- Aim:
Exactly as written, write out the lines below from the first to the one containing "- margin.bottom, margin.top]);", inclusive. Pictures do not belong in the copy.

- Supplied material:
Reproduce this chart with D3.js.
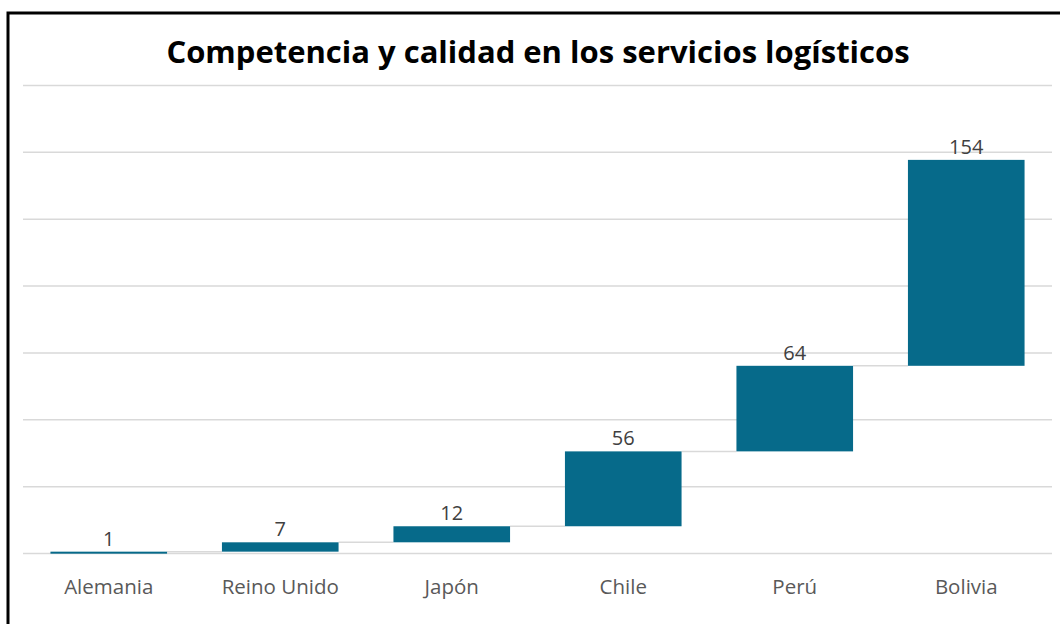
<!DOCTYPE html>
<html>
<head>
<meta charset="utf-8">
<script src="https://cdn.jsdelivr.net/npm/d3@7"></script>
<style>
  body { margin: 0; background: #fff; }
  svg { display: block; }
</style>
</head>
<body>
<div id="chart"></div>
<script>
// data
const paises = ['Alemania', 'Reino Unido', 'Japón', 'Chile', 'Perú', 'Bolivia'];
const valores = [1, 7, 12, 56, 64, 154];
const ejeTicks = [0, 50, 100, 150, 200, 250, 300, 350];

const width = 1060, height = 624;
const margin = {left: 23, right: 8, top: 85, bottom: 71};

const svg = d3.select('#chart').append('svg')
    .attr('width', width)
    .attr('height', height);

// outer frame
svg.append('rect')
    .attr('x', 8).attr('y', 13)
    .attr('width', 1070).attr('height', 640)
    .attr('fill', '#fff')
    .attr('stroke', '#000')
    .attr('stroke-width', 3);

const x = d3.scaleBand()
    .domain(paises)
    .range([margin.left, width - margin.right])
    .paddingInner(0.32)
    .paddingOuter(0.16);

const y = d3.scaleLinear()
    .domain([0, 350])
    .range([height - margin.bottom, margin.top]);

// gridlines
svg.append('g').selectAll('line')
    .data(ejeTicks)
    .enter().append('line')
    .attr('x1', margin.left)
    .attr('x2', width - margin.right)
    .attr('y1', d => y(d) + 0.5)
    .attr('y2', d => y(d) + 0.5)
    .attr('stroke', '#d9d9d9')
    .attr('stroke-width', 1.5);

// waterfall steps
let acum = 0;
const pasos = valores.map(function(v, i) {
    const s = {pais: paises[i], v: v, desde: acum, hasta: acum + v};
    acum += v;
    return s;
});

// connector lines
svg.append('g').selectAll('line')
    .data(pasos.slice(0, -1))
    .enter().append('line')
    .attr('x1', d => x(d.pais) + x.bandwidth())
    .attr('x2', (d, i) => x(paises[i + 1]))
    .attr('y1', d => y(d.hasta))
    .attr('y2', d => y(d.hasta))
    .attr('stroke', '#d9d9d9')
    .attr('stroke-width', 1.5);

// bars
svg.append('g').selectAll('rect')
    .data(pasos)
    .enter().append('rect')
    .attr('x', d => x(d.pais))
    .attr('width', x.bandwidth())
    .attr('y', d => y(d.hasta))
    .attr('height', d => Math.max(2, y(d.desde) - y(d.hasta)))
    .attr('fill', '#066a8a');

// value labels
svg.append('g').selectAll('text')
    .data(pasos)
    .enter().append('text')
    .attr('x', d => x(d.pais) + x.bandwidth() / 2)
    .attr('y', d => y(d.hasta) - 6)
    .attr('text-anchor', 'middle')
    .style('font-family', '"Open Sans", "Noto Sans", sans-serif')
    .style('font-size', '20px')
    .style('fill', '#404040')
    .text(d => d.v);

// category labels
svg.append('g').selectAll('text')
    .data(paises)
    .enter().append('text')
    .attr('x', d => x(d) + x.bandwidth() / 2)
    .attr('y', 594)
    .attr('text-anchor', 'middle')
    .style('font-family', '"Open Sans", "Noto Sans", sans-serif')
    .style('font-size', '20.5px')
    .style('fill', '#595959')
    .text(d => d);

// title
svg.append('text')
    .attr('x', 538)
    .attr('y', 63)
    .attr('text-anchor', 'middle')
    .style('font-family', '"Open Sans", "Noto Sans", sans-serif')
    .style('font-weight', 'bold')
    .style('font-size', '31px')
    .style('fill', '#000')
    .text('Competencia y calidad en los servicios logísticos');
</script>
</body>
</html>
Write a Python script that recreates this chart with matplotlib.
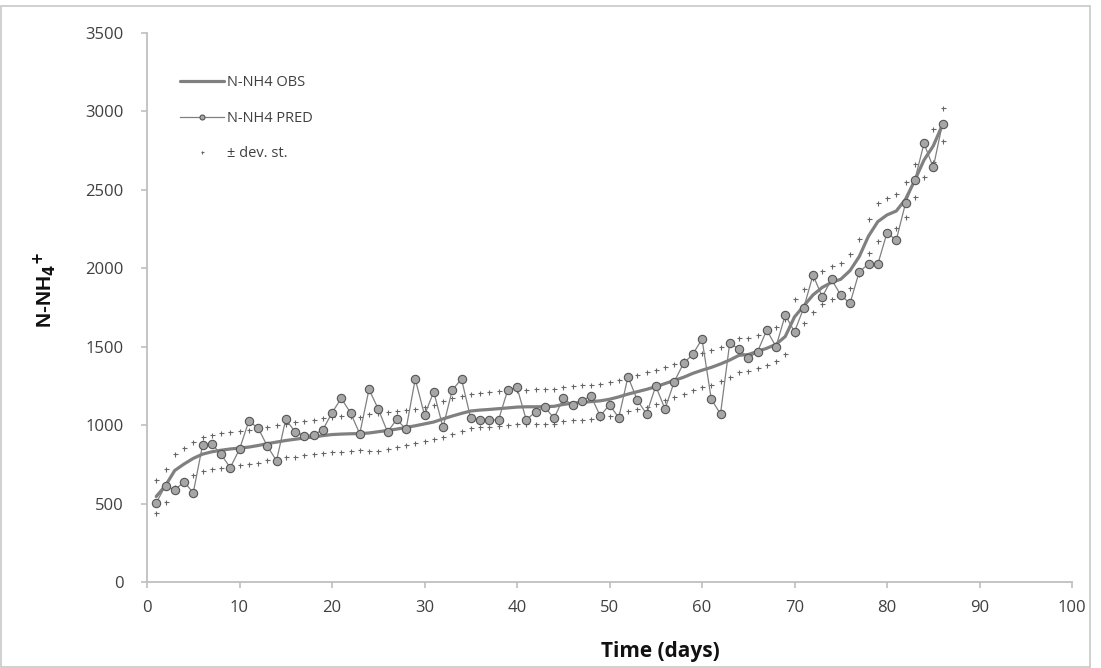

- Task solution:
Reproduce this chart with D3.js.
<!DOCTYPE html>
<html>
<head>
<meta charset="utf-8">
<script src="https://cdn.jsdelivr.net/npm/d3@7"></script>
<style>
  body { margin: 0; background: #fff; }
  svg { display: block; }
</style>
</head>
<body>
<div id="chart"></div>
<script>
// data
const paises = ['Alemania', 'Reino Unido', 'Japón', 'Chile', 'Perú', 'Bolivia'];
const valores = [1, 7, 12, 56, 64, 154];
const ejeTicks = [0, 50, 100, 150, 200, 250, 300, 350];

const width = 1060, height = 624;
const margin = {left: 23, right: 8, top: 85, bottom: 71};

const svg = d3.select('#chart').append('svg')
    .attr('width', width)
    .attr('height', height);

// outer frame
svg.append('rect')
    .attr('x', 8).attr('y', 13)
    .attr('width', 1070).attr('height', 640)
    .attr('fill', '#fff')
    .attr('stroke', '#000')
    .attr('stroke-width', 3);

const x = d3.scaleBand()
    .domain(paises)
    .range([margin.left, width - margin.right])
    .paddingInner(0.32)
    .paddingOuter(0.16);

const y = d3.scaleLinear()
    .domain([0, 350])
    .range([height - margin.bottom, margin.top]);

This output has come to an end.